Live at Saitama Halford - Live At Saitama Super Arena (DVD) (2011)

1.   Resurrection (3:43)
2.   Made in Hell (4:20)
3.   Locked and Loaded  (3:25)
4.   Drop Out (3:56)
5.   Made of Metal (4:05)
6.   Undisputed (5:20)
7.   Nailed to the Gun (3:41)
8.   Golgatha (4:27)
9.   Fire and Ice (3:03)
10. The Green Manalishi (With The Two-Pronged Crown) (3:19)
11. Diamonds and Rust (3:33)
12. Jawbreaker (3:41)
13. Cyber World (3:13)
14. Like There's No Tomorrow (4:33)
15. Thunder and Lightning (6:37)

Another Halford live album? This is the third official live Halford CD since "Live Insurrection" was released in 2001. While, I can understand those who feel that the abundance of live albums is overkill, I frankly don't care. I am a fan and love live music. There's something about the crowd noise, the aggression and the energy. Perhaps some of that is faked in the studio. Again, who cares? Kiss "Alive" is one of the greatest live albums ever and it's widely know to be mostly re-recorded in the studio.The purpose is to capture something on tape that cannot be captured solely in a studio.  If it works it works!  In the case of "Live At Saitama Super Arena", it works!

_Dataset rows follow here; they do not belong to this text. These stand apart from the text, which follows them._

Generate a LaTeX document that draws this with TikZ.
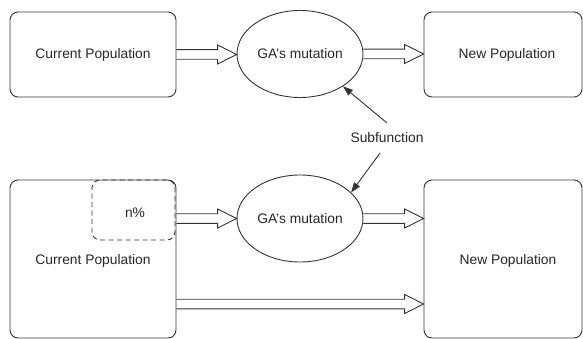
\documentclass[tikz,border=0pt]{standalone}
\usepackage{fontspec}
\setmainfont{Liberation Sans}
\usetikzlibrary{arrows.meta,calc}
\tikzset{
  box/.style={draw=black!80, line width=0.9pt, rounded corners=8pt, inner sep=0pt},
  ell/.style={draw=black!80, line width=0.9pt, ellipse, minimum width=126pt, minimum height=87pt, inner sep=0pt},
  dashbox/.style={draw=black!80, line width=0.9pt, dash pattern=on 5pt off 3.5pt, rounded corners=8pt, inner sep=0pt, minimum width=83pt, minimum height=60pt},
  hollow/.style={draw=black!80, line width=0.9pt, line join=miter},
  pointer/.style={draw=black!80, line width=0.9pt, -{Triangle[length=10pt,width=7pt]}},
  txt/.style={font=\fontsize{13.8}{16}\selectfont, text=black!85},
}
\usetikzlibrary{shapes.geometric}
\newcommand\blockarrow[2]{%
  \path[hollow] let \p1=(#1), \p2=(#2) in
    (\x1,\y1+4.8) -- (\x2-19,\y1+4.8) -- (\x2-19,\y1+9.5) -- (\x2,\y1)
    -- (\x2-19,\y1-9.5) -- (\x2-19,\y1-4.8) -- (\x1,\y1-4.8);}
\begin{document}
\begin{tikzpicture}[x=1pt,y=-1pt]
\useasboundingbox (0,0) rectangle (583,339);
% top row
\node[box, txt, minimum width=166pt, minimum height=85pt] (cp1) at (93,54.5) {Current Population};
\node[ell, txt] (ga1) at (300,54) {GA's mutation};
\node[box, txt, minimum width=158pt, minimum height=85pt] (np1) at (503,54.5) {\hspace*{8pt}New Population};
% subfunction
\node[txt, inner sep=0pt] (sub) at (387,138) {Subfunction};
% bottom row
\node[box, minimum width=166pt, minimum height=158pt] (cp2) at (93,259) {};
\node[txt] (cp2t) at (93,261) {Current Population};
\node[dashbox] (pct) at (133.5,210) {};
\node[txt] (pctt) at (135,213) {n\%};
\node[ell, txt] (ga2) at (300,218.5) {GA's mutation};
\node[box, minimum width=158pt, minimum height=158pt] (np2) at (503,259) {};
\node[txt] (np2t) at (508,261) {New Population};
\coordinate (lowtap) at ([yshift=-45pt]cp2.east);
% block arrows
\blockarrow{cp1.east}{ga1.west}
\blockarrow{ga1.east}{np1.west}
\blockarrow{cp2.east |- ga2.west}{ga2.west}
\blockarrow{ga2.east}{np2.west}
\blockarrow{lowtap}{np2.west}
% pointers
\draw[pointer] ([yshift=15pt]sub.center) -- (ga1.-37.5);
\draw[pointer] ([xshift=-7pt,yshift=-15pt]sub.center) -- (ga2.27);
\end{tikzpicture}
\end{document}
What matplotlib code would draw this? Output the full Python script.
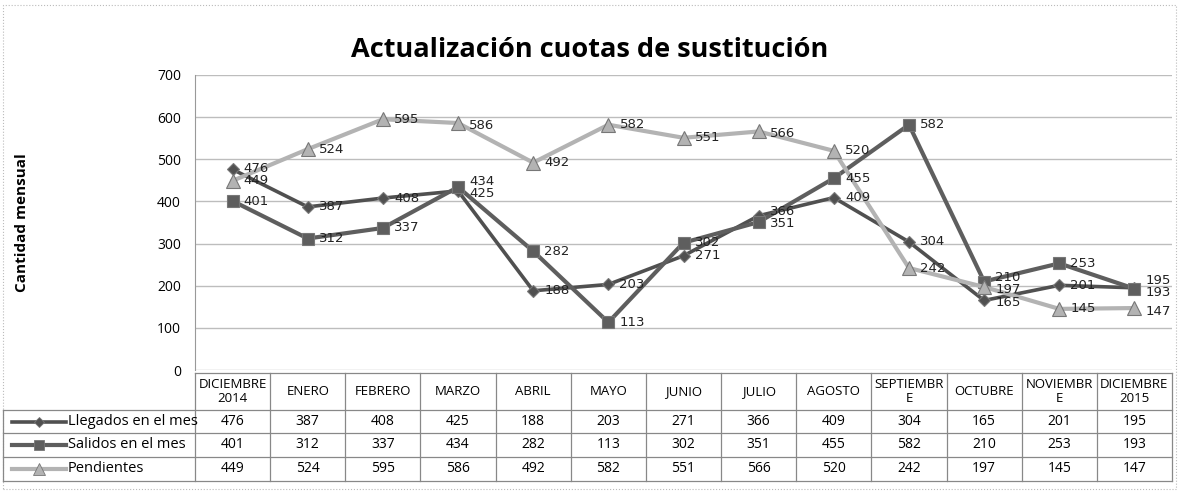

"Live At Saitama Super Arena" is actually the CD soundtrack for the Blue Ray/DVD film of the same name. Since I am not one to spend enormous amounts of time watching live videos and much prefer listening to music, I am reviewing this without having seen the film. The set is a mixture of mostly solo Halford, though there are a few Fight and Priest songs thrown in for good measure. The recording, which was shot for DVD in Japan, was from the "Halford IV: Made of Metal" tour, so there are several cuts from that album. Those songs come off better live than they did on that album. The band is tight and Halford delivers a nearly flawless performance. What else can a fan ask for?  This is Rob Halford at his best: powerful and over-the-top! This is heavy metal as it was meant to be played: live and loud!